My thinking goes like this (assume start = now = 0):

1) A new journal is created with f->header->tail_entry_realtime = start
2) We process appending a new message whose `realtime = start+14s`
3) We perform the above check, passing it  because 0 > now is false
4) We update the journal file header with the realtime from the message: 
f->header->tail_entry_realtime = start+14s
5) Wait 10 seconds, now = 10
6) We received a new message with a realtime = now+14s
7) We perform the above check, except at this time we're comparing start+14s to 
now (14 > 10). The check return as true, we log the above output and send the 
return code.
8) We rotate the logs
9) Return to step 1.

---

I think the assumption in the check is that the messages being logged will 
always come from the local system, so you shouldn't ever have to worry about 
time de-synchronisation issues. However, given that systemd-journal-remote 
exists, that doesn't really hold true anymore.

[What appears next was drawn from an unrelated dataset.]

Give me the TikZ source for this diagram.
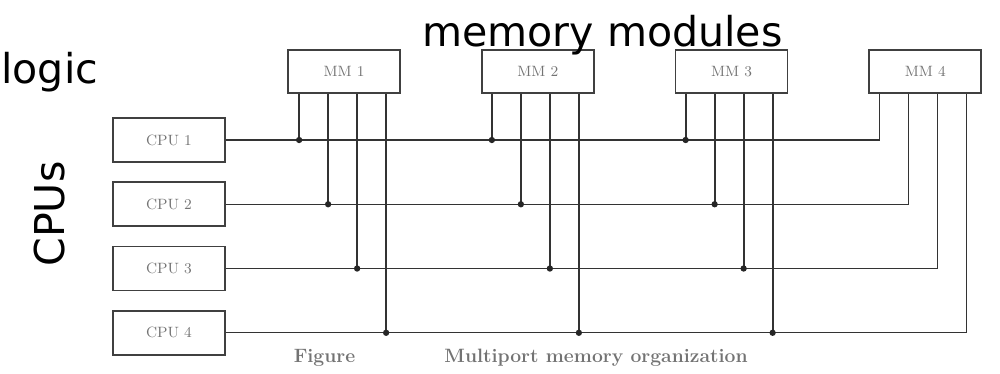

I can only think of one practicable solutions, and that is to change the check 
so that it's comparing the f->header->tail_entry_realtime and the realtime of 
the message that's being logged.

This should mean that we will still complain about messages from the future 
being put into the wrong journal (causing a rotation and a new journal file to 
be spawned) but within the context of messages coming from the same host being 
put into the same journal consistently, even if the messages are from the 
future from the perspective of the local system, they wouldn't be "from the 
future"/out of order within the context of that series of logs from that host.

I'm willing to generate a patch for the issue (and will begin doing so in the 
background). This will be my first time contributing to systemd - help/guidance 
for contributions would appreciated.